Extract each line of the data below exactly as written.

== Data block ==
--- START ---
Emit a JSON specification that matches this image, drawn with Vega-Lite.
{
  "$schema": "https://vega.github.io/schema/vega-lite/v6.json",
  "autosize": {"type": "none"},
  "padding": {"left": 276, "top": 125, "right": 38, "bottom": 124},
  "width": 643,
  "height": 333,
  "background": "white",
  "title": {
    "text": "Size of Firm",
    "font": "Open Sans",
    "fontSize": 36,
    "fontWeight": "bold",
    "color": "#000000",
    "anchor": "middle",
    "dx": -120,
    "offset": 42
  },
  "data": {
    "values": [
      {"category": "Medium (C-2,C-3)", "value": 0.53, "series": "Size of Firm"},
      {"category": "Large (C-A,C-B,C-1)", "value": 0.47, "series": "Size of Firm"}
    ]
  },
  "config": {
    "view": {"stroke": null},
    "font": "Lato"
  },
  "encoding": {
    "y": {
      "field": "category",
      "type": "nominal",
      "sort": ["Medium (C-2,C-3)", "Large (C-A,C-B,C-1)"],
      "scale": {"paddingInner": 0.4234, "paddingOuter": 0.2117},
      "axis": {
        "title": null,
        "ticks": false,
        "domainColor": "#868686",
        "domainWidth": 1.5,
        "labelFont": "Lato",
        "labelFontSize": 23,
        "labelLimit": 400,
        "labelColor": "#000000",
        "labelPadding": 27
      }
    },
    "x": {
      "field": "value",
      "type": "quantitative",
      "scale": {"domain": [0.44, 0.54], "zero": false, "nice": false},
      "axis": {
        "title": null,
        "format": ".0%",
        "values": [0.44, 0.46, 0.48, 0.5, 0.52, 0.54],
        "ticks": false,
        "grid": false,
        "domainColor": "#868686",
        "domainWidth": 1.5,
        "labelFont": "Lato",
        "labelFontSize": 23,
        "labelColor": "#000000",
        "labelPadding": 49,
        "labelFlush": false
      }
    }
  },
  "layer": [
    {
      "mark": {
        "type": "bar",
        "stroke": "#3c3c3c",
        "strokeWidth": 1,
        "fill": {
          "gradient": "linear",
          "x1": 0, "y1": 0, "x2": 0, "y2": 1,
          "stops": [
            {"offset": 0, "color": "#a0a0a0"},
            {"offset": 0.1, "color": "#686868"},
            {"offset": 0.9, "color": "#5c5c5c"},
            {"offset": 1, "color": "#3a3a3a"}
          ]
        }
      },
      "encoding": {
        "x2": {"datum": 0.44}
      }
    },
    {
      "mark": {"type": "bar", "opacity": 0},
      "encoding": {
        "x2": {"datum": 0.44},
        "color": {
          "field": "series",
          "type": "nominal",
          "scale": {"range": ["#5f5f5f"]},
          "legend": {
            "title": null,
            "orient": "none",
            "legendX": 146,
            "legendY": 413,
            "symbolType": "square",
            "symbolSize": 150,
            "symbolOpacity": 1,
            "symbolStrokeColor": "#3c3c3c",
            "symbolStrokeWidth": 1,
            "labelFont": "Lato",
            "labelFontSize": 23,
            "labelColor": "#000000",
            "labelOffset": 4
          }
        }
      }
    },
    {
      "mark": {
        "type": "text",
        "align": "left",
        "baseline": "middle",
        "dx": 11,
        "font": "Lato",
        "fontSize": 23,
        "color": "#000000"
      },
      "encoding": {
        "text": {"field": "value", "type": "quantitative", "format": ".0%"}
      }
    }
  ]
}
--- END ---
== Solution for this exercise ==
Emit a JSON specification that matches this image, drawn with Vega-Lite.
{
  "$schema": "https://vega.github.io/schema/vega-lite/v6.json",
  "autosize": {"type": "none"},
  "padding": {"left": 276, "top": 125, "right": 38, "bottom": 124},
  "width": 643,
  "height": 333,
  "background": "white",
  "title": {
    "text": "Size of Firm",
    "font": "Open Sans",
    "fontSize": 36,
    "fontWeight": "bold",
    "color": "#000000",
    "anchor": "middle",
    "dx": -120,
    "offset": 42
  },
  "data": {
    "values": [
      {"category": "Medium (C-2,C-3)", "value": 0.53, "series": "Size of Firm"},
      {"category": "Large (C-A,C-B,C-1)", "value": 0.47, "series": "Size of Firm"}
    ]
  },
  "config": {
    "view": {"stroke": null},
    "font": "Lato"
  },
  "encoding": {
    "y": {
      "field": "category",
      "type": "nominal",
      "sort": ["Medium (C-2,C-3)", "Large (C-A,C-B,C-1)"],
      "scale": {"paddingInner": 0.4234, "paddingOuter": 0.2117},
      "axis": {
        "title": null,
        "ticks": false,
        "domainColor": "#868686",
        "domainWidth": 1.5,
        "labelFont": "Lato",
        "labelFontSize": 23,
        "labelLimit": 400,
        "labelColor": "#000000",
        "labelPadding": 27
      }
    },
    "x": {
      "field": "value",
      "type": "quantitative",
      "scale": {"domain": [0.44, 0.54], "zero": false, "nice": false},
      "axis": {
        "title": null,
        "format": ".0%",
        "values": [0.44, 0.46, 0.48, 0.5, 0.52, 0.54],
        "ticks": false,
        "grid": false,
        "domainColor": "#868686",
        "domainWidth": 1.5,
        "labelFont": "Lato",
        "labelFontSize": 23,
        "labelColor": "#000000",
        "labelPadding": 49,
        "labelFlush": false
      }
    }
  },
  "layer": [
    {
      "mark": {
        "type": "bar",
        "stroke": "#3c3c3c",
        "strokeWidth": 1,
        "fill": {
          "gradient": "linear",
          "x1": 0, "y1": 0, "x2": 0, "y2": 1,
          "stops": [
            {"offset": 0, "color": "#a0a0a0"},
            {"offset": 0.1, "color": "#686868"},
            {"offset": 0.9, "color": "#5c5c5c"},
            {"offset": 1, "color": "#3a3a3a"}
          ]
        }
      },
      "encoding": {
        "x2": {"datum": 0.44}
      }
    },
    {
      "mark": {"type": "bar", "opacity": 0},
      "encoding": {
        "x2": {"datum": 0.44},
        "color": {
          "field": "series",
          "type": "nominal",
          "scale": {"range": ["#5f5f5f"]},
          "legend": {
            "title": null,
            "orient": "none",
            "legendX": 146,
            "legendY": 413,
            "symbolType": "square",
            "symbolSize": 150,
            "symbolOpacity": 1,
            "symbolStrokeColor": "#3c3c3c",
            "symbolStrokeWidth": 1,
            "labelFont": "Lato",
            "labelFontSize": 23,
            "labelColor": "#000000",
            "labelOffset": 4
          }
        }
      }
    },
    {
      "mark": {
        "type": "text",
        "align": "left",
        "baseline": "middle",
        "dx": 11,
        "font": "Lato",
        "fontSize": 23,
        "color": "#000000"
      },
      "encoding": {
        "text": {"field": "value", "type": "quantitative", "format": ".0%"}
      }
    }
  ]
}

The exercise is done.